--- Start of Supplied records ---

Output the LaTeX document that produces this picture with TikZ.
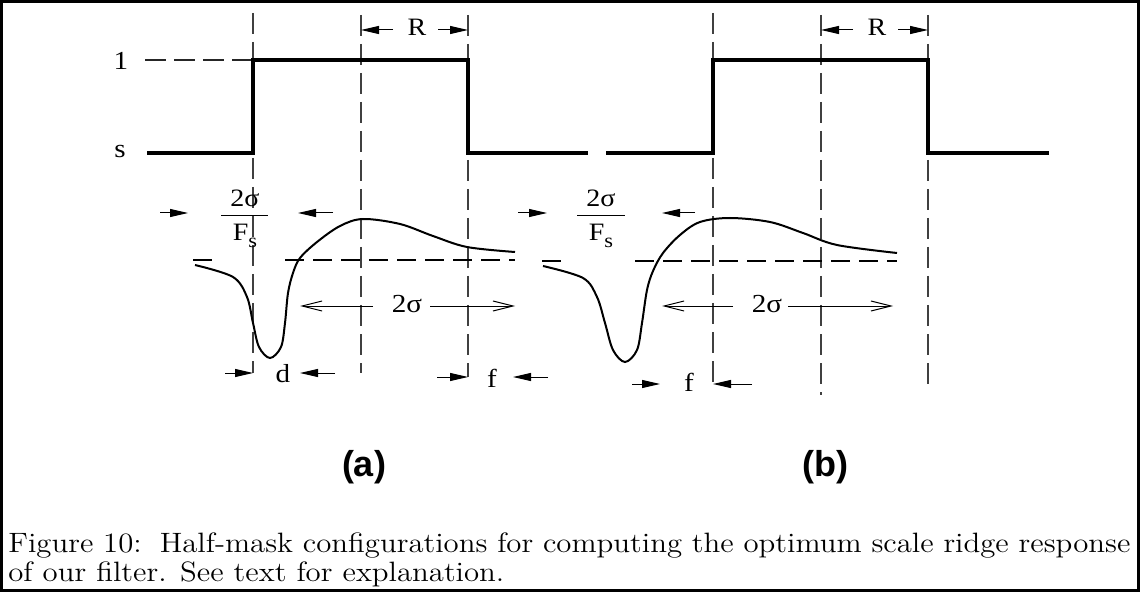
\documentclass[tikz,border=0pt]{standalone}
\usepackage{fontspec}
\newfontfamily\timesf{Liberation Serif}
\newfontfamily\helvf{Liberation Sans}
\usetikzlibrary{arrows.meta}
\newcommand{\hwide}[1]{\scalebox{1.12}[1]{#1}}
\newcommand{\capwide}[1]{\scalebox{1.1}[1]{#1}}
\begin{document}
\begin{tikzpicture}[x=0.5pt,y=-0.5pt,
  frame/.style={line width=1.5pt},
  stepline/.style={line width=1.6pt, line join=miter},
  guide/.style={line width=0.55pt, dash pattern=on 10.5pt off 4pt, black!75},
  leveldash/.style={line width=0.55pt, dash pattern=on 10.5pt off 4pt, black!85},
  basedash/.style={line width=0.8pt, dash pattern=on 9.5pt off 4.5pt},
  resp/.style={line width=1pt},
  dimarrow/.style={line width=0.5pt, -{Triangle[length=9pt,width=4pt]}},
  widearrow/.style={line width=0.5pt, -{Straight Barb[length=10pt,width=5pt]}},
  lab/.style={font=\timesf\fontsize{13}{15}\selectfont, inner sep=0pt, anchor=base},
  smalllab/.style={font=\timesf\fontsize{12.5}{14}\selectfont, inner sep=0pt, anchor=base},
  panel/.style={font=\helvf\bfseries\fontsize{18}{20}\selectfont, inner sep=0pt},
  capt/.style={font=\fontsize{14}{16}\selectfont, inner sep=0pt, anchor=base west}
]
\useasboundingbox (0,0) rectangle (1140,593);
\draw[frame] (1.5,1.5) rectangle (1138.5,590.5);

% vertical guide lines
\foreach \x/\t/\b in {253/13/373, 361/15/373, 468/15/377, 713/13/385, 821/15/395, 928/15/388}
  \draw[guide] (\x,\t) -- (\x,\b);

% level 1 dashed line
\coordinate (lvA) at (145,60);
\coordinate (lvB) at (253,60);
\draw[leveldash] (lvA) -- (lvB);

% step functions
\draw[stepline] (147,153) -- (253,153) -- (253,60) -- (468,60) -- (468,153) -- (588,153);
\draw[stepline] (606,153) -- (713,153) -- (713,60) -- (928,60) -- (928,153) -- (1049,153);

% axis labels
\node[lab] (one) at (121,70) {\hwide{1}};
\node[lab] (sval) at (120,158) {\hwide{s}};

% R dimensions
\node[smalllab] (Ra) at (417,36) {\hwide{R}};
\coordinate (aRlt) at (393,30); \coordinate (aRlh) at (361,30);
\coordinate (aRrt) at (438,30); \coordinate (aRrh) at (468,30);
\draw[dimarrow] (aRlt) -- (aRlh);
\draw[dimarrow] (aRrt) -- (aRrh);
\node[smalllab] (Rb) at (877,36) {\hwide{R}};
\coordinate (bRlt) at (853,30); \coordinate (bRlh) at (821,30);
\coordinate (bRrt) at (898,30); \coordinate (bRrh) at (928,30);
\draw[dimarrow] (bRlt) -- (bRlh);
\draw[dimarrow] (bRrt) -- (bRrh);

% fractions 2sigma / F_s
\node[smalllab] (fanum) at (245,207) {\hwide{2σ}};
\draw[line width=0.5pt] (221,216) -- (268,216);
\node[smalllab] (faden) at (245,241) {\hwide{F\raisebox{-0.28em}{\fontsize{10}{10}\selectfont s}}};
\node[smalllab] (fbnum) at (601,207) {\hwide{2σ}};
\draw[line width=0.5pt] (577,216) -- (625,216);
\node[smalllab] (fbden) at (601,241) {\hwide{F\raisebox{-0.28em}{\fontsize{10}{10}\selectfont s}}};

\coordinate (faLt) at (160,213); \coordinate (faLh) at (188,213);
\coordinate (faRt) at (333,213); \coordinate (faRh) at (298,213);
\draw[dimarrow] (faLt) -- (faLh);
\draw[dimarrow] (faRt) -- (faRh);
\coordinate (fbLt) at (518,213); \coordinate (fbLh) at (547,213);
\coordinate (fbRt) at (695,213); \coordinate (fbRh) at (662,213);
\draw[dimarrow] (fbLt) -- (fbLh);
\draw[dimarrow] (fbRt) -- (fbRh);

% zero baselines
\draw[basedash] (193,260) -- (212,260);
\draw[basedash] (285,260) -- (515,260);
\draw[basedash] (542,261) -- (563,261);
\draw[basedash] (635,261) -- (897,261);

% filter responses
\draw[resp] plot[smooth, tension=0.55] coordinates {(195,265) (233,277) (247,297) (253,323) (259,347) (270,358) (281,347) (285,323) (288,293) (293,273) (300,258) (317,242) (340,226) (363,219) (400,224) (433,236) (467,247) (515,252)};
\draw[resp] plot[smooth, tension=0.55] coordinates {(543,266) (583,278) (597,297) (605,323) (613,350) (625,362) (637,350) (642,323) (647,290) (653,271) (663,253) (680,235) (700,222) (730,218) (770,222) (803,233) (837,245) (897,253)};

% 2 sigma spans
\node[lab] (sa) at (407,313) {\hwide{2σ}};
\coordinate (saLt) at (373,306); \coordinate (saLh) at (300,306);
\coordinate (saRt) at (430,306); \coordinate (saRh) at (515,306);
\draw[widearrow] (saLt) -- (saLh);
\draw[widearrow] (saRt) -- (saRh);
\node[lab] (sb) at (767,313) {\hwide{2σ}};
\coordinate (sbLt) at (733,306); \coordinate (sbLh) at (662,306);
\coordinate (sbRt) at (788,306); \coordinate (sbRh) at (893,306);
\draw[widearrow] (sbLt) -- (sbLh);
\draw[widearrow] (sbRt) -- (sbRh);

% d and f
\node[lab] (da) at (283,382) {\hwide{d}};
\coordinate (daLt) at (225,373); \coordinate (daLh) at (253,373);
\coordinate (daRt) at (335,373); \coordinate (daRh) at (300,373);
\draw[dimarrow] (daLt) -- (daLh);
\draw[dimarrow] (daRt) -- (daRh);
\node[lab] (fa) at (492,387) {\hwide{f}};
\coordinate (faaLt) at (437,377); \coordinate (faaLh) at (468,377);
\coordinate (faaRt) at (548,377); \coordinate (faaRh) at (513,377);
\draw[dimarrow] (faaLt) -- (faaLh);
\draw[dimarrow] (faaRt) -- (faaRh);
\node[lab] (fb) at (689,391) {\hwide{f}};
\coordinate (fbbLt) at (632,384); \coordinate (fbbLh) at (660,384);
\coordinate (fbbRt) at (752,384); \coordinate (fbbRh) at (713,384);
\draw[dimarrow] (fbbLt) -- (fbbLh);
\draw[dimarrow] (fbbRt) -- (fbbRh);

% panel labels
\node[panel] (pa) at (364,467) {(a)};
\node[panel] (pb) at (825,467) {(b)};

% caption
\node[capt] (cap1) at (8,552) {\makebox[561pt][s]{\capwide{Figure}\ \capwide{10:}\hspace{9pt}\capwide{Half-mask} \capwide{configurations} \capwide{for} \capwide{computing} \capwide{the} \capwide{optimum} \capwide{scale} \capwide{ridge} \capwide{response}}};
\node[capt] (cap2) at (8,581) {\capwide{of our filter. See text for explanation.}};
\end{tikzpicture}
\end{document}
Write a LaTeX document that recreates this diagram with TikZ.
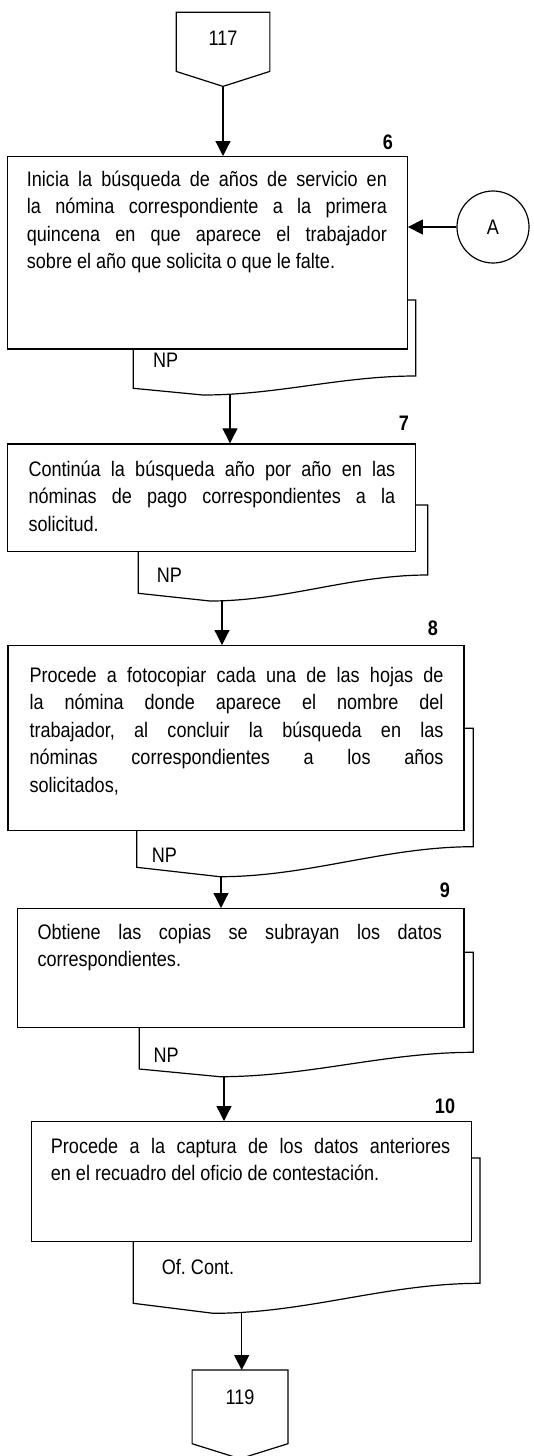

--- End of Supplied records ---

> _What is required_
Reproduce each line of the records exactly, and omit every picture.

> _Task response_
Output the LaTeX document that produces this picture with TikZ.
\documentclass[tikz,border=0pt]{standalone}
\usepackage{fontspec}
\newfontfamily\timesf{Liberation Serif}
\newfontfamily\helvf{Liberation Sans}
\usetikzlibrary{arrows.meta}
\newcommand{\hwide}[1]{\scalebox{1.12}[1]{#1}}
\newcommand{\capwide}[1]{\scalebox{1.1}[1]{#1}}
\begin{document}
\begin{tikzpicture}[x=0.5pt,y=-0.5pt,
  frame/.style={line width=1.5pt},
  stepline/.style={line width=1.6pt, line join=miter},
  guide/.style={line width=0.55pt, dash pattern=on 10.5pt off 4pt, black!75},
  leveldash/.style={line width=0.55pt, dash pattern=on 10.5pt off 4pt, black!85},
  basedash/.style={line width=0.8pt, dash pattern=on 9.5pt off 4.5pt},
  resp/.style={line width=1pt},
  dimarrow/.style={line width=0.5pt, -{Triangle[length=9pt,width=4pt]}},
  widearrow/.style={line width=0.5pt, -{Straight Barb[length=10pt,width=5pt]}},
  lab/.style={font=\timesf\fontsize{13}{15}\selectfont, inner sep=0pt, anchor=base},
  smalllab/.style={font=\timesf\fontsize{12.5}{14}\selectfont, inner sep=0pt, anchor=base},
  panel/.style={font=\helvf\bfseries\fontsize{18}{20}\selectfont, inner sep=0pt},
  capt/.style={font=\fontsize{14}{16}\selectfont, inner sep=0pt, anchor=base west}
]
\useasboundingbox (0,0) rectangle (1140,593);
\draw[frame] (1.5,1.5) rectangle (1138.5,590.5);

% vertical guide lines
\foreach \x/\t/\b in {253/13/373, 361/15/373, 468/15/377, 713/13/385, 821/15/395, 928/15/388}
  \draw[guide] (\x,\t) -- (\x,\b);

% level 1 dashed line
\coordinate (lvA) at (145,60);
\coordinate (lvB) at (253,60);
\draw[leveldash] (lvA) -- (lvB);

% step functions
\draw[stepline] (147,153) -- (253,153) -- (253,60) -- (468,60) -- (468,153) -- (588,153);
\draw[stepline] (606,153) -- (713,153) -- (713,60) -- (928,60) -- (928,153) -- (1049,153);

% axis labels
\node[lab] (one) at (121,70) {\hwide{1}};
\node[lab] (sval) at (120,158) {\hwide{s}};

% R dimensions
\node[smalllab] (Ra) at (417,36) {\hwide{R}};
\coordinate (aRlt) at (393,30); \coordinate (aRlh) at (361,30);
\coordinate (aRrt) at (438,30); \coordinate (aRrh) at (468,30);
\draw[dimarrow] (aRlt) -- (aRlh);
\draw[dimarrow] (aRrt) -- (aRrh);
\node[smalllab] (Rb) at (877,36) {\hwide{R}};
\coordinate (bRlt) at (853,30); \coordinate (bRlh) at (821,30);
\coordinate (bRrt) at (898,30); \coordinate (bRrh) at (928,30);
\draw[dimarrow] (bRlt) -- (bRlh);
\draw[dimarrow] (bRrt) -- (bRrh);

% fractions 2sigma / F_s
\node[smalllab] (fanum) at (245,207) {\hwide{2σ}};
\draw[line width=0.5pt] (221,216) -- (268,216);
\node[smalllab] (faden) at (245,241) {\hwide{F\raisebox{-0.28em}{\fontsize{10}{10}\selectfont s}}};
\node[smalllab] (fbnum) at (601,207) {\hwide{2σ}};
\draw[line width=0.5pt] (577,216) -- (625,216);
\node[smalllab] (fbden) at (601,241) {\hwide{F\raisebox{-0.28em}{\fontsize{10}{10}\selectfont s}}};

\coordinate (faLt) at (160,213); \coordinate (faLh) at (188,213);
\coordinate (faRt) at (333,213); \coordinate (faRh) at (298,213);
\draw[dimarrow] (faLt) -- (faLh);
\draw[dimarrow] (faRt) -- (faRh);
\coordinate (fbLt) at (518,213); \coordinate (fbLh) at (547,213);
\coordinate (fbRt) at (695,213); \coordinate (fbRh) at (662,213);
\draw[dimarrow] (fbLt) -- (fbLh);
\draw[dimarrow] (fbRt) -- (fbRh);

% zero baselines
\draw[basedash] (193,260) -- (212,260);
\draw[basedash] (285,260) -- (515,260);
\draw[basedash] (542,261) -- (563,261);
\draw[basedash] (635,261) -- (897,261);

% filter responses
\draw[resp] plot[smooth, tension=0.55] coordinates {(195,265) (233,277) (247,297) (253,323) (259,347) (270,358) (281,347) (285,323) (288,293) (293,273) (300,258) (317,242) (340,226) (363,219) (400,224) (433,236) (467,247) (515,252)};
\draw[resp] plot[smooth, tension=0.55] coordinates {(543,266) (583,278) (597,297) (605,323) (613,350) (625,362) (637,350) (642,323) (647,290) (653,271) (663,253) (680,235) (700,222) (730,218) (770,222) (803,233) (837,245) (897,253)};

% 2 sigma spans
\node[lab] (sa) at (407,313) {\hwide{2σ}};
\coordinate (saLt) at (373,306); \coordinate (saLh) at (300,306);
\coordinate (saRt) at (430,306); \coordinate (saRh) at (515,306);
\draw[widearrow] (saLt) -- (saLh);
\draw[widearrow] (saRt) -- (saRh);
\node[lab] (sb) at (767,313) {\hwide{2σ}};
\coordinate (sbLt) at (733,306); \coordinate (sbLh) at (662,306);
\coordinate (sbRt) at (788,306); \coordinate (sbRh) at (893,306);
\draw[widearrow] (sbLt) -- (sbLh);
\draw[widearrow] (sbRt) -- (sbRh);

% d and f
\node[lab] (da) at (283,382) {\hwide{d}};
\coordinate (daLt) at (225,373); \coordinate (daLh) at (253,373);
\coordinate (daRt) at (335,373); \coordinate (daRh) at (300,373);
\draw[dimarrow] (daLt) -- (daLh);
\draw[dimarrow] (daRt) -- (daRh);
\node[lab] (fa) at (492,387) {\hwide{f}};
\coordinate (faaLt) at (437,377); \coordinate (faaLh) at (468,377);
\coordinate (faaRt) at (548,377); \coordinate (faaRh) at (513,377);
\draw[dimarrow] (faaLt) -- (faaLh);
\draw[dimarrow] (faaRt) -- (faaRh);
\node[lab] (fb) at (689,391) {\hwide{f}};
\coordinate (fbbLt) at (632,384); \coordinate (fbbLh) at (660,384);
\coordinate (fbbRt) at (752,384); \coordinate (fbbRh) at (713,384);
\draw[dimarrow] (fbbLt) -- (fbbLh);
\draw[dimarrow] (fbbRt) -- (fbbRh);

% panel labels
\node[panel] (pa) at (364,467) {(a)};
\node[panel] (pb) at (825,467) {(b)};

% caption
\node[capt] (cap1) at (8,552) {\makebox[561pt][s]{\capwide{Figure}\ \capwide{10:}\hspace{9pt}\capwide{Half-mask} \capwide{configurations} \capwide{for} \capwide{computing} \capwide{the} \capwide{optimum} \capwide{scale} \capwide{ridge} \capwide{response}}};
\node[capt] (cap2) at (8,581) {\capwide{of our filter. See text for explanation.}};
\end{tikzpicture}
\end{document}
Write a LaTeX document that recreates this diagram with TikZ.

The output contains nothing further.